We were also working on Fighter boxes this week. The goodies are arriving slowly and in several boxes, I have no idea why we got one order in dozens of boxes over a week when it was all from one place ordered at the same time. Seems like a waste of resources to me! Emma had fun putting the boxes together and picking last minute items with me to make them extra sweet.

To make our week even more interesting Emma had a dentist appointment. It was her first
appointment since chemo started and we were really nervous! We were warned when chemo started that it does terrible damage to teeth and many kids get cavities often. I held my breath during the exam hoping that I did not have to traumatize poor Emma with something else! We were very happy to find out that she has no cavities! She does have three spots with flaky enamel so they are prone to staining and will need extra brushing.

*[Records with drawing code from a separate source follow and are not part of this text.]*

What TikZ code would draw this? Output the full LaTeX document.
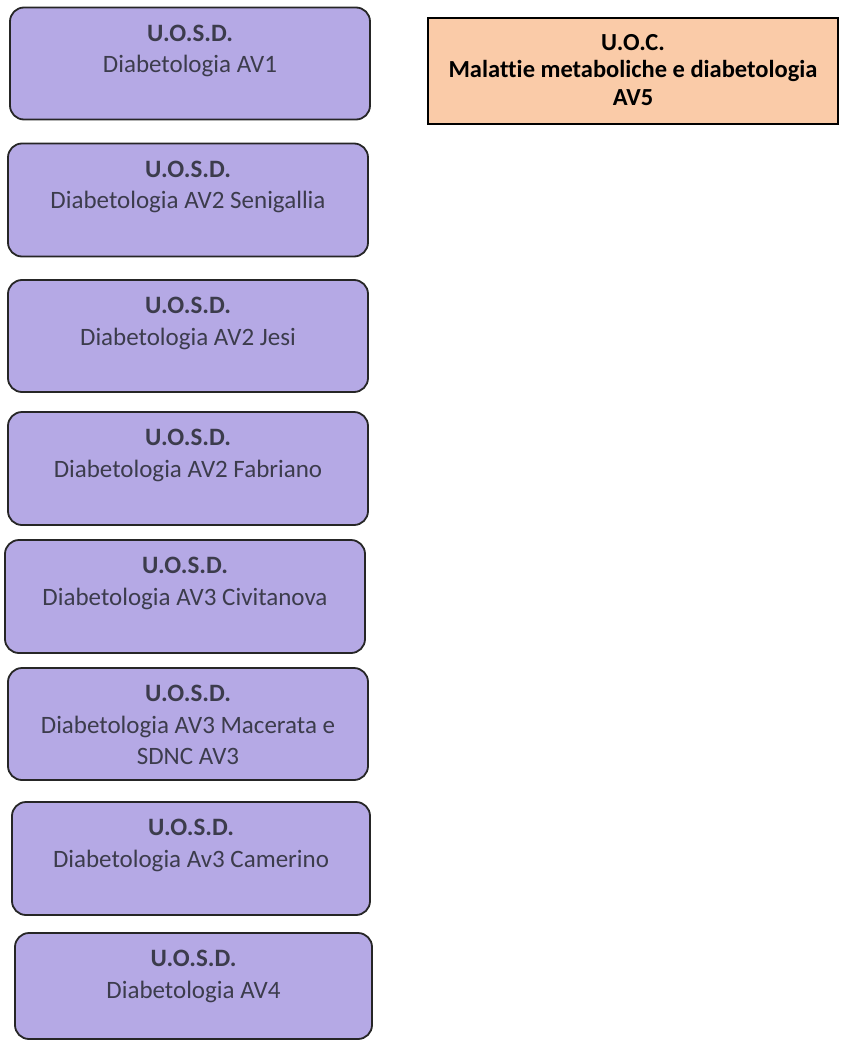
\documentclass[tikz,border=0pt]{standalone}
\usepackage{fontspec}
\setmainfont{Carlito}[Ligatures=NoCommon]
\usepackage{tikz}
\usetikzlibrary{positioning}
\definecolor{unitfill}{RGB}{181,169,229}
\definecolor{unittext}{RGB}{60,60,76}
\definecolor{uocfill}{RGB}{250,203,168}
\tikzset{
  unitbox/.style={draw=black!85, line width=1.8pt, rounded corners=14pt, fill=unitfill,
    minimum width=360pt, minimum height=112pt, inner sep=0pt},
  unitlabel/.style={inner sep=0pt, align=center, text=unittext,
    font=\fontsize{25}{31.5}\selectfont},
  uocbox/.style={draw=black, line width=1.4pt, fill=uocfill,
    minimum width=410pt, minimum height=106pt, inner sep=0pt},
  uoclabel/.style={inner sep=0pt, align=center, text=black,
    font=\bfseries\fontsize{24.5}{27.5}\selectfont}
}
\begin{document}
\begin{tikzpicture}[x=1pt, y=-1pt]
    \useasboundingbox (0, 0) rectangle (845, 1041);

    \node[unitbox] (AV1) at (190, 63.5) {};
    \node[unitbox, minimum height=113pt] (AV2S) at (188, 200) {};
    \node[unitbox] (AV2J) at (188, 336) {};
    \node[unitbox, minimum height=113pt] (AV2F) at (188, 468.5) {};
    \node[unitbox, minimum height=113pt] (AV3C) at (185, 596.5) {};
    \node[unitbox] (AV3M) at (188, 724) {};
    \node[unitbox, minimum width=358pt, minimum height=113pt] (AV3K) at (191, 858.5) {};
    \node[unitbox, minimum width=357pt, minimum height=106pt] (AV4) at (193.5, 986) {};

    \node[uocbox] (AV5) at (633, 71) {};

    \node[unitlabel, below=18pt of AV1.north] (AV1t) {\textbf{U.O.S.D.}\\Diabetologia AV1};
    \node[unitlabel, below=18pt of AV2S.north] (AV2St) {\textbf{U.O.S.D.}\\Diabetologia AV2 Senigallia};
    \node[unitlabel, below=18pt of AV2J.north] (AV2Jt) {\textbf{U.O.S.D.}\\Diabetologia AV2 Jesi};
    \node[unitlabel, below=18pt of AV2F.north] (AV2Ft) {\textbf{U.O.S.D.}\\Diabetologia AV2 Fabriano};
    \node[unitlabel, below=18pt of AV3C.north] (AV3Ct) {\textbf{U.O.S.D.}\\Diabetologia AV3 Civitanova};
    \node[unitlabel, below=18pt of AV3M.north] (AV3Mt) {\textbf{U.O.S.D.}\\Diabetologia AV3 Macerata e\\SDNC AV3};
    \node[unitlabel, below=18pt of AV3K.north] (AV3Kt) {\textbf{U.O.S.D.}\\Diabetologia Av3 Camerino};
    \node[unitlabel, below=18pt of AV4.north] (AV4t) {\textbf{U.O.S.D.}\\Diabetologia AV4};

    \node[uoclabel, below=16.5pt of AV5.north] (AV5t) {U.O.C.\\Malattie metaboliche e diabetologia\\AV5};
\end{tikzpicture}
\end{document}
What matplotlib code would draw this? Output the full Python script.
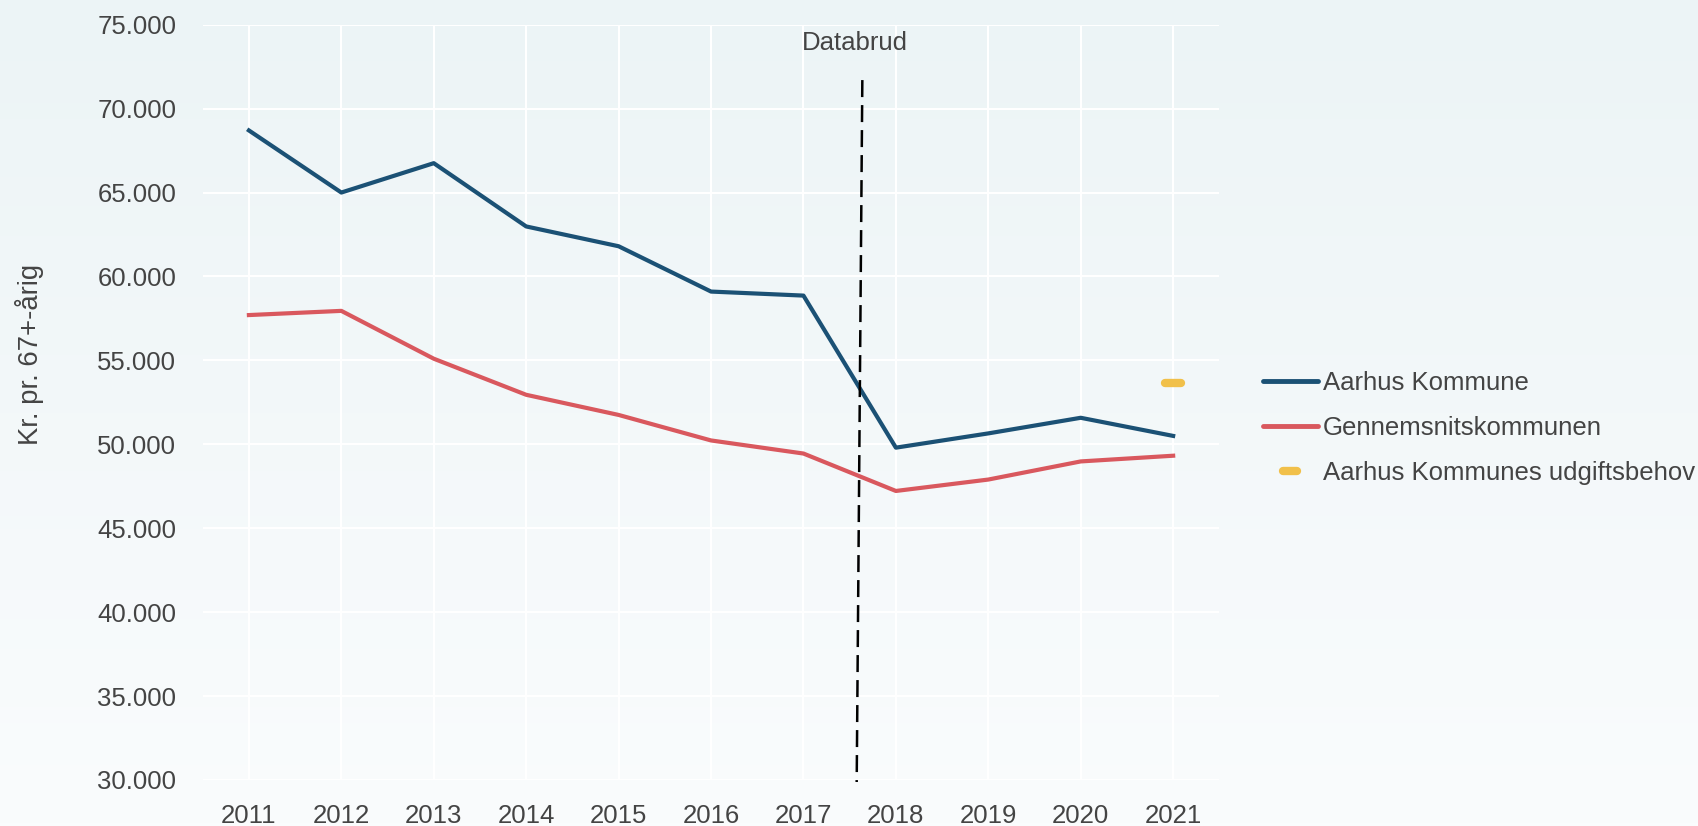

This week Daddy and I were also brainstorming ways to make financial ends meet. Next month two main expenses are increasing dramatically resulting in $500 more a month. We will also have many more appointments then usual for Emma the summer because she is starting behavioral therapy and getting end of chemo round 1 testing done. I cannot work because taking care of Emma is a full time job. We are thinking about doing another fundraiser to help with living expenses and offset costs in May sometime. If anyone has any ideas we would really appreciate the help. It cannot be a sell from home type of thing since I do not have the time and we cannot expose Emma to other people. I am considering another Facebook auction like we did last year with craft items etc.

Thank you for all your continued help and prayer, we are so grateful to have so many loved ones rooting for us!